It’s impossible not to be excited about science when you’re around Gillian Griffiths, PhD. That’s because many years into her career, Griffiths is still galvanized by research—her colleagues’, her own, and foundational work from decades past. Science thrills her, and when you talk to her, it thrills you too.
Griffiths took the helm as chair of the Department of Cell Biology in April, coming to Yale School of Medicine from the University of Cambridge.
“I got a call from Yale asking if I would be interested,” says Griffiths. While she was flattered by the invitation, such a major international move left her unsure. “But somehow as the conversation went on, it became clear that it could be a lot of fun.”
And it has been.
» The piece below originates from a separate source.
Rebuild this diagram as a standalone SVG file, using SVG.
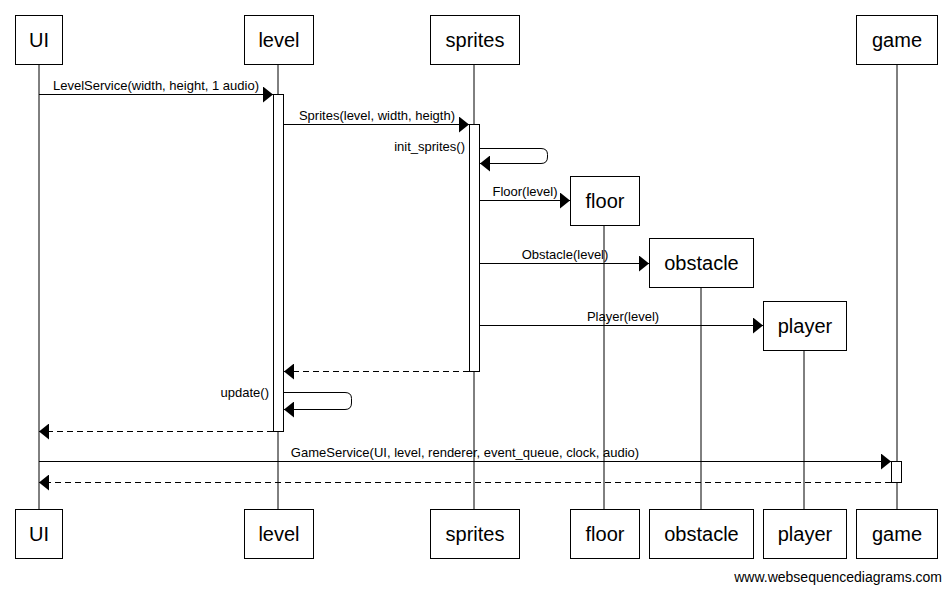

Much like Griffiths herself, the faculty members of her new department “really enjoy their science,” she says. “When I go to a seminar or talk to someone about the science they’re doing, I’m in heaven.”
Griffiths studies cytotoxic T cells, also known as killer T cells. As part of the immune system, they recognize and destroy such harmful cells as those that have been infected with a pathogen or have become cancerous. “They’re absolutely fascinating,” she says. Killer T cells are also the bed- rock of the modern immunotherapies that have transformed cancer treatment.
This path—from fundamental understanding to clinical breakthrough—is what makes curiosity-driven research so important, says Griffiths. A desire to figure out how something works enables life-saving treatments down the line. She thinks of collaboration between fundamental cell biology and clinical science as the “golden interface”—a place where a researcher can harness the knowledge of both fields to generate groundbreaking discoveries.
That perspective was part of the department’s origin under George Palade, MD, who established its precursor in 1973, and it’s what Griffiths aims to continue cultivating as chair. Griffiths is looking forward to fostering excitement for science within the department. “It’s a fantastic age in cell biology—what we can do has expanded massively,” she says. “We can see the cell from the molecular side all the way up to rapid live cell imaging. And we can get down to the details of what’s making the cell work and how that relates to different diseases—which is always at the core of what we’re doing.”